[Distutils] Distutils / Setuptools on Windows: Can we use local or UNC filesystems as an argument to --find-links

Phillip J. Eby pje at telecommunity.com
Tue Aug 12 18:16:45 CEST 2008


At 04:41 PM 8/12/2008 +0100, Fadhley Salim wrote:
>What about using a network folder, e.g. a UNC path?

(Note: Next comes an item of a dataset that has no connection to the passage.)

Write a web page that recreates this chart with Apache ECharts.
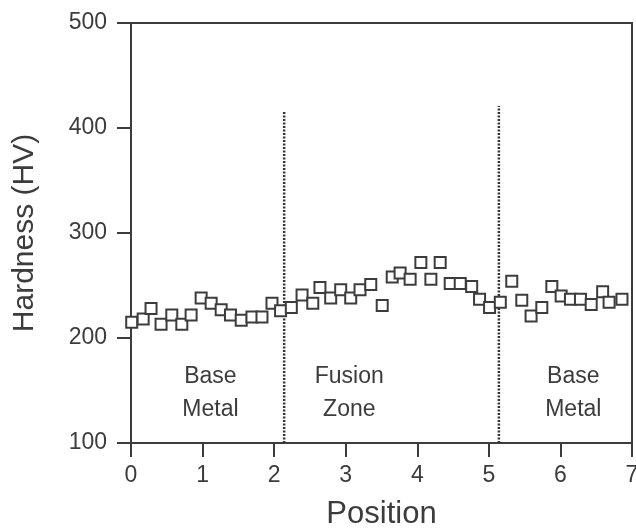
<!DOCTYPE html>
<html>
<head>
<meta charset="utf-8">
<script src="https://cdn.jsdelivr.net/npm/echarts@6/dist/echarts.min.js"></script>
<style>
  html, body { margin: 0; padding: 0; background: #fff; }
  #chart-1 { width: 636px; height: 529px; }
</style>
</head>
<body>
<div id="chart-1"></div>
<script>
/************************        Hardness profile across the weld        **************************/

var positions = [0.01, 0.17, 0.28, 0.42, 0.57, 0.71, 0.84, 0.98, 1.12, 1.26,
                 1.39, 1.54, 1.69, 1.83, 1.97, 2.09, 2.24, 2.39, 2.54, 2.64,
                 2.79, 2.93, 3.07, 3.20, 3.35, 3.51, 3.65, 3.76, 3.90, 4.05,
                 4.19, 4.32, 4.46, 4.60, 4.76, 4.87, 5.01, 5.16, 5.32, 5.46,
                 5.59, 5.74, 5.88, 6.01, 6.14, 6.28, 6.43, 6.59, 6.68, 6.86];
var hardness  = [215, 218, 228, 213, 222, 213, 222, 238, 233, 227,
                 222, 217, 220, 220, 233, 226, 229, 241, 233, 248,
                 238, 246, 238, 246, 251, 231, 258, 262, 256, 272,
                 256, 272, 252, 252, 249, 237, 229, 234, 254, 236,
                 221, 229, 249, 240, 237, 237, 232, 244, 234, 237];

// zone boundaries (dotted lines): position, top of line
var boundaryPos = [2.14, 5.14];
var boundaryTop = [416, 421];

// zone labels: position, height, text
var zoneNames = ['Base\nMetal', 'Fusion\nZone', 'Base\nMetal'];
var zonePos   = [1.11, 3.05, 6.18];
var zoneY     = [147, 147, 147];

var xTicks = [0, 7, 1];   // min, max, interval
var yTicks = [100, 500, 100];

var ink = '#3c3c3c';
var font = 'Liberation Sans';

var points = positions.map(function (p, i) { return [p, hardness[i]]; });
var zoneData = zoneNames.map(function (n, i) { return { value: [zonePos[i], zoneY[i]], name: n }; });

var boundarySeries = boundaryPos.map(function (p, i) {
    return {
        type: 'line',
        data: [[p, yTicks[0]], [p, boundaryTop[i]]],
        symbol: 'none',
        silent: true,
        lineStyle: { color: '#333', width: 2.5, type: [2, 1.5], opacity: 1 },
        z: 1
    };
});

var dom = document.getElementById('chart-1');
var myChart = echarts.init(dom, null, { renderer: 'canvas' });
var option = {
    animation: false,
    backgroundColor: '#fff',
    grid: {
        left: 131, right: 4, top: 23, bottom: 86,
        containLabel: false,
        outerBoundsMode: 'none',
        show: true, borderColor: ink, borderWidth: 2, backgroundColor: 'transparent'
    },
    xAxis: {
        type: 'value',
        min: xTicks[0], max: xTicks[1], interval: xTicks[2],
        name: 'Position',
        nameLocation: 'middle',
        nameGap: 56,
        nameTextStyle: { fontFamily: font, fontSize: 31, color: ink },
        axisLine: { show: true, lineStyle: { color: ink, width: 2 } },
        axisTick: { show: true, inside: false, length: 14, lineStyle: { color: ink, width: 2 } },
        axisLabel: { margin: 21, fontFamily: font, fontSize: 23, color: ink },
        splitLine: { show: false }
    },
    yAxis: {
        type: 'value',
        min: yTicks[0], max: yTicks[1], interval: yTicks[2],
        name: 'Hardness (HV)',
        nameLocation: 'middle',
        nameGap: 91,
        nameTextStyle: { fontFamily: font, fontSize: 30, color: ink },
        axisLine: { show: true, lineStyle: { color: ink, width: 2 } },
        axisTick: { show: true, inside: false, length: 14, lineStyle: { color: ink, width: 2 } },
        axisLabel: { margin: 24, fontFamily: font, fontSize: 23, color: ink },
        splitLine: { show: false }
    },
    series: boundarySeries.concat([
        {
            type: 'scatter',
            data: points,
            symbol: 'rect',
            symbolSize: 11,
            itemStyle: { color: '#fff', borderColor: ink, borderWidth: 2, opacity: 1 },
            z: 3
        },
        {
            type: 'scatter',
            data: zoneData,
            symbolSize: 0,
            silent: true,
            itemStyle: { opacity: 1 },
            label: {
                show: true,
                position: 'inside',
                formatter: '{b}',
                fontFamily: font,
                fontSize: 23,
                lineHeight: 33,
                color: ink,
                opacity: 1,
                textBorderWidth: 0,
                align: 'center'
            }
        }
    ])
};

myChart.setOption(option);
</script>
</body>
</html>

Were you able to get
>such a thing working ever?

I've heard of people using network folders; I'm not sure I've 
personally tried a UNC path.  Keep in mind that command-line 
quoting/escaping can foul up your backslashes, though, so I would 
suggest trying using '/' in place of '\' in your command line.  That 
is, '//server/share' instead of '\\server\share'.


>-----Original Message-----
>From: Phillip J. Eby [mailto:pje at telecommunity.com]
>Sent: 12 August 2008 16:15
>To: Salim, Fadhley (CALYON); distutils-sig at python.org
>Subject: Re: [Distutils] Distutils / Setuptools on Windows: Can we use
>local or UNC filesystems as an argument to --find-links
>
>At 03:46 PM 8/12/2008 +0100, Fadhley Salim wrote:
> >Has anybody had any luck using the --find_options argument to
> >easy_install with a local folder (e.g. on a Windows C: Drive) or a
> >network folder, for example
> >
> >easy_install --find-links="http://server/egs" myegg==1.0.1 ( that sort
> >of thing works fine )
>
>So should this:
>
> >easy_install --find-links="c:\myeggs\" myegg==1.0.1
>
>The file:// urls can work too, but they work differently than just using
>a directory filename; they'll be checked at a later stage of processing.